Citizendium Turns One. Point Still Unclear

by on November 1, 2007 · 0 comments

Larry Sanger has an essay touting Citizendium’s accomplishments over the last year. Apparently they’ve amassed a whopping 3,200 articles over the last year, and are adding about a dozen new article per day.

He puts a brave face on this, but it’s really hard to see how this is success. Wikipedia has 2 million articles, about 500 times as many as Citizendium, and it’s growing a lot faster. I decided to check out the articles on a few topics I’m interested, and most of them didn’t exist. No articles on the Cato Insititute, libertarianism, F.A. Hayek, or even copyright. There is an article on Milton Friedman, but it’s extremely short and frankly not very good. Take the first sentence: Friedman didn’t consider himself “a leader of American Conservatism in its libertarian aspect.” He called himself a liberal. The corresponding sentence in Wikipedia is “His political philosophy, which Friedman himself considered classically liberal and consequentialist libertarian, stressed the advantages of the marketplace and the disadvantages of government intervention, strongly influencing the outlook of American conservatives and libertarians.” That’s much more accurate and informative. The Wikipedia article on Friedman is also more than twice as long as the Citizendium article.


Moreover, if Alexa is to be believed, Citizendium’s traffic numbers are even more grim. The site’s traffic has been absolutely flat over the last six months, and it’s behind Wikipedia by a factor of about 5000. And that matters for the site’s success because casual visitors are an important source of new content. Therefore, Wikipedia will continue to have a massive advantage over Citizendium in content creation.

Citizendium is a solution in search of a problem. As Clay Shirky has explained so well back when Citizendium launched:

Sanger is an incrementalist, and assumes that the current institutional framework for credentialling experts and giving them authority can largely be preserved in a process that is open and communally supported.
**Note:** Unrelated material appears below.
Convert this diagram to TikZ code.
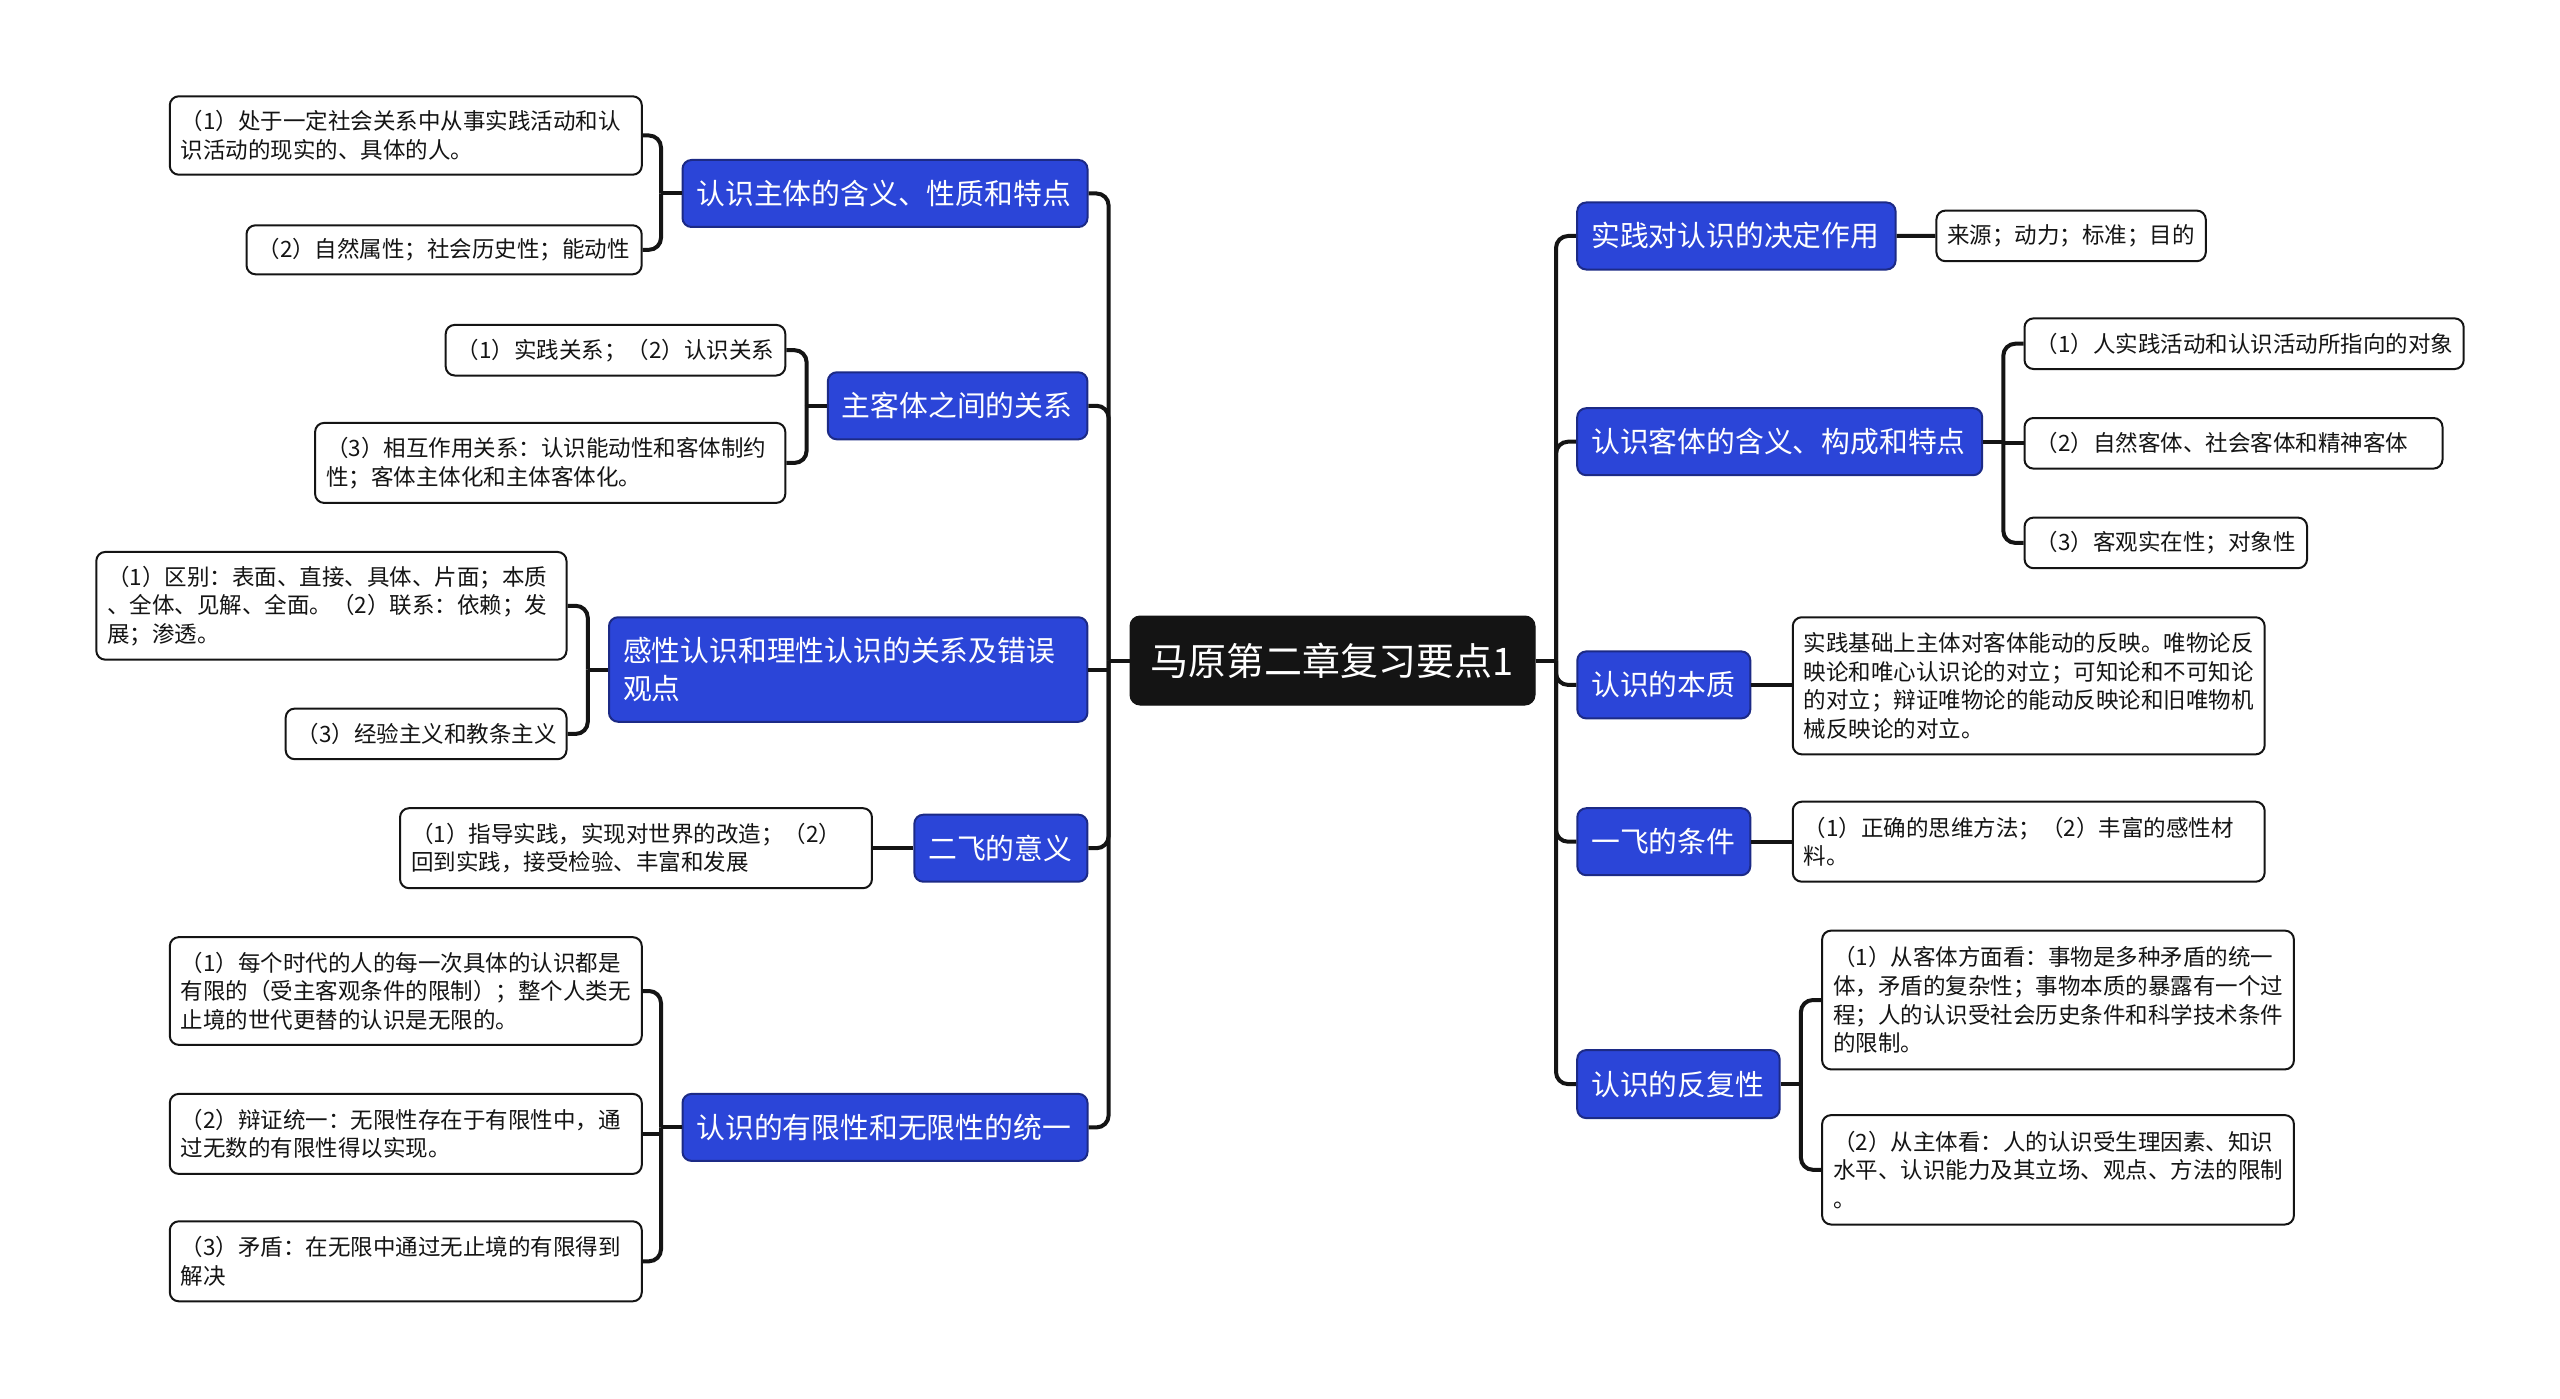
\documentclass[tikz,border=0pt]{standalone}
\usepackage{fontspec}
\setmainfont{Noto Sans CJK SC}
\usetikzlibrary{calc}
\definecolor{mainblue}{HTML}{2B45D8}
\definecolor{navy}{HTML}{1C2A86}
\definecolor{ink}{HTML}{141414}
\tikzset{
  mainnode/.style={fill=mainblue, draw=navy, line width=2pt, rounded corners=9pt, text=white,
    font=\fontsize{28.8}{37.5}\selectfont, align=left, inner xsep=14pt, inner ysep=0pt},
  leaf/.style={fill=white, draw=ink, line width=2pt, rounded corners=9pt, text=ink,
    font=\fontsize{22.5}{28.6}\selectfont, align=left, inner xsep=11pt, inner ysep=0pt},
  rootnode/.style={fill=ink, draw=ink, line width=1pt, rounded corners=10pt, text=white,
    font=\fontsize{38}{46}\selectfont, align=center, inner sep=0pt},
  conn/.style={draw=ink, line width=4pt, rounded corners=12pt},
  straight/.style={draw=ink, line width=4pt},
}
\begin{document}
\begin{tikzpicture}[x=1pt,y=-1pt]
\useasboundingbox[fill=white] (0,0) rectangle (2560,1399);

% root
\node[rootnode, minimum width=405pt, minimum height=89pt] (root) at (1332.5,660.5) {马原第二章复习要点1};

% trunk coordinates
\coordinate (tl) at (1108.6,660.5);
\coordinate (tr) at (1556,660.5);
\coordinate (t1) at (661,0);
\coordinate (t2) at (806.6,0);
\coordinate (t3) at (587.8,0);
\coordinate (t5) at (661,0);
\coordinate (r2t) at (2003.3,0);
\coordinate (r5t) at (1800.9,0);

% left main nodes
\node[mainnode, minimum width=405pt, minimum height=67pt, text width=377pt] (L1) at (885,193.5) {认识主体的含义、性质和特点};
\node[mainnode, minimum width=259.6pt, minimum height=67pt, text width=231.6pt] (L2) at (957.6,405.8) {主客体之间的关系};
\node[mainnode, minimum width=478.4pt, minimum height=104.5pt, text width=450.4pt] (L3) at (848.2,669.5) {感性认识和理性认识的关系及错误\\观点};
\node[mainnode, minimum width=173.1pt, minimum height=67pt, text width=145.1pt] (L4) at (1000.9,848.2) {二飞的意义};
\node[mainnode, minimum width=405pt, minimum height=67pt, text width=377pt] (L5) at (885,1127.4) {认识的有限性和无限性的统一};

% right main nodes
\node[mainnode, minimum width=318.4pt, minimum height=67pt, text width=290.4pt] (R1) at (1736.4,236) {实践对认识的决定作用};
\node[mainnode, minimum width=405pt, minimum height=67pt, text width=377pt] (R2) at (1779.7,441.7) {认识客体的含义、构成和特点};
\node[mainnode, minimum width=173pt, minimum height=67pt, text width=145pt] (R3) at (1663.8,684.9) {认识的本质};
\node[mainnode, minimum width=173pt, minimum height=67pt, text width=145pt] (R4) at (1663.8,841.7) {一飞的条件};
\node[mainnode, minimum width=202.4pt, minimum height=68pt, text width=174.4pt] (R5) at (1678.4,1084.1) {认识的反复性};

% left leaves
\node[leaf, minimum width=472pt, minimum height=78.4pt, text width=450pt] (L1a) at (405.8,135.5) {（1）处于一定社会关系中从事实践活动和认\\识活动的现实的、具体的人。};
\node[leaf, minimum width=395.2pt, minimum height=49pt, text width=373.2pt] (L1b) at (444.1,249.8) {（2）自然属性；社会历史性；能动性};
\node[leaf, minimum width=339.6pt, minimum height=50.6pt, text width=317.6pt] (L2a) at (615.5,350.2) {（1）实践关系；（2）认识关系};
\node[leaf, minimum width=470.2pt, minimum height=80pt, text width=448.2pt] (L2b) at (550.2,462.9) {（3）相互作用关系：认识能动性和客体制约\\性；客体主体化和主体客体化。};
\node[leaf, minimum width=470.2pt, minimum height=107.7pt, text width=448.2pt] (L3a) at (331.4,605.8) {（1）区别：表面、直接、具体、片面；本质\\、全体、见解、全面。（2）联系：依赖；发\\展；渗透。};
\node[leaf, minimum width=280.8pt, minimum height=50.6pt, text width=258.8pt] (L3b) at (426.1,733.9) {（3）经验主义和教条主义};
\node[leaf, minimum width=471.9pt, minimum height=80pt, text width=449.9pt] (L4a) at (636,848.2) {（1）指导实践，实现对世界的改造；（2）\\回到实践，接受检验、丰富和发展};
\node[leaf, minimum width=472pt, minimum height=107.7pt, text width=450pt] (L5a) at (405.8,991) {（1）每个时代的人的每一次具体的认识都是\\有限的（受主客观条件的限制）；整个人类无\\止境的世代更替的认识是无限的。};
\node[leaf, minimum width=472pt, minimum height=80pt, text width=450pt] (L5b) at (405.8,1133.9) {（2）辩证统一：无限性存在于有限性中，通\\过无数的有限性得以实现。};
\node[leaf, minimum width=472pt, minimum height=80pt, text width=450pt] (L5c) at (405.8,1261.3) {（3）矛盾：在无限中通过无止境的有限得到\\解决};

% right leaves
\node[leaf, minimum width=269.4pt, minimum height=50.6pt, text width=247.4pt] (R1a) at (2071.1,235.9) {来源；动力；标准；目的};
\node[leaf, minimum width=439.2pt, minimum height=50.6pt, text width=417.2pt] (R2a) at (2244.1,343.7) {（1）人实践活动和认识活动所指向的对象};
\node[leaf, minimum width=418pt, minimum height=50.6pt, text width=396pt] (R2b) at (2233.5,443.3) {（2）自然客体、社会客体和精神客体};
\node[leaf, minimum width=282.5pt, minimum height=50.6pt, text width=260.5pt] (R2c) at (2165.8,542.9) {（3）客观实在性；对象性};
\node[leaf, minimum width=471.9pt, minimum height=137.1pt, text width=449.9pt] (R3a) at (2028.7,685.8) {实践基础上主体对客体能动的反映。唯物论反\\映论和唯心认识论的对立；可知论和不可知论\\的对立；辩证唯物论的能动反映论和旧唯物机\\械反映论的对立。};
\node[leaf, minimum width=471.9pt, minimum height=80pt, text width=449.9pt] (R4a) at (2028.7,841.7) {（1）正确的思维方法；（2）丰富的感性材\\料。};
\node[leaf, minimum width=471.8pt, minimum height=138.8pt, text width=449.8pt] (R5a) at (2058,1000) {（1）从客体方面看：事物是多种矛盾的统一\\体，矛盾的复杂性；事物本质的暴露有一个过\\程；人的认识受社会历史条件和科学技术条件\\的限制。};
\node[leaf, minimum width=471.8pt, minimum height=109.4pt, text width=449.8pt] (R5b) at (2058,1169.8) {（2）从主体看：人的认识受生理因素、知识\\水平、认识能力及其立场、观点、方法的限制\\。};

% root to main nodes (left)
\draw[straight] (root.west) -- (tl);
\foreach \n in {L1,L2,L4,L5}{
  \draw[conn] (tl) |- (\n.east);
}
\draw[straight] (L3.east) -- (L3.east -| tl);
% root to main nodes (right)
\draw[straight] (root.east) -- (tr);
\foreach \n in {R1,R2,R3,R4,R5}{
  \draw[conn] (tr) |- (\n.west);
}

% left children
\draw[straight] (L1.west) -- (L1.west -| t1);
\foreach \c in {L1a,L1b}{ \draw[conn] (L1.west -| t1) |- (\c.east); }
\draw[straight] (L2.west) -- (L2.west -| t2);
\foreach \c in {L2a,L2b}{ \draw[conn] (L2.west -| t2) |- (\c.east); }
\draw[straight] (L3.west) -- (L3.west -| t3);
\foreach \c in {L3a,L3b}{ \draw[conn] (L3.west -| t3) |- (\c.east); }
\draw[straight] (L4.west) -- (L4a.east);
\draw[straight] (L5.west) -- (L5.west -| t5);
\draw[straight] (L5b.east) -- (L5b.east -| t5);
\foreach \c in {L5a,L5c}{ \draw[conn] (L5.west -| t5) |- (\c.east); }

% right children
\draw[straight] (R1.east) -- (R1a.west);
\draw[straight] (R2.east) -- (R2.east -| r2t);
\draw[straight] (R2b.west) -- (R2b.west -| r2t);
\foreach \c in {R2a,R2c}{ \draw[conn] (R2.east -| r2t) |- (\c.west); }
\draw[straight] (R3.east) -- (R3.east -| R3a.west);
\draw[straight] (R4.east) -- (R4a.west);
\draw[straight] (R5.east) -- (R5.east -| r5t);
\foreach \c in {R5a,R5b}{ \draw[conn] (R5.east -| r5t) |- (\c.west); }

\end{tikzpicture}
\end{document}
The problem with incrementalism is that the very costs of being an institution, with the significant overhead of process, creates a U curve — it’s good to be a functioning hierarchy, and its good to be a functioning community with a core group, but most of the hybrids are less fit than either of the end points.

The philosophical issue here is one of deference. Citizendium is intended to improve on Wikipedia by adding a mechanism for deference, but Wikipedia already has a mechanism for deference — survival of edits. I recently re-wrote the conceptual recipe for a Menger Sponge, and my edits have survived, so far. The community has deferred not to me, but to my contribution, and that deference is both negative (not edited so far) and provisional (can always be edited.)

Deference, on Citizendium will be for people, not contributions, and will rely on external credentials, a priori certification, and institutional enforcement. Deference, on Wikipedia, is for contributions, not people, and relies on behavior on Wikipedia itself, post hoc examination, and peer-review. Sanger believes that Wikipedia goes too far in its disrespect of experts; what killed Nupedia and will kill Citizendium is that they won’t go far enough.

So far, I would say Sanger has failed to prove Shirky wrong. Citizendium isn’t dead yet, but its performance to date has been underwhelming, and despite his fervent prayers for an “explosion of growth,” there’s no reason to think one is in the offing.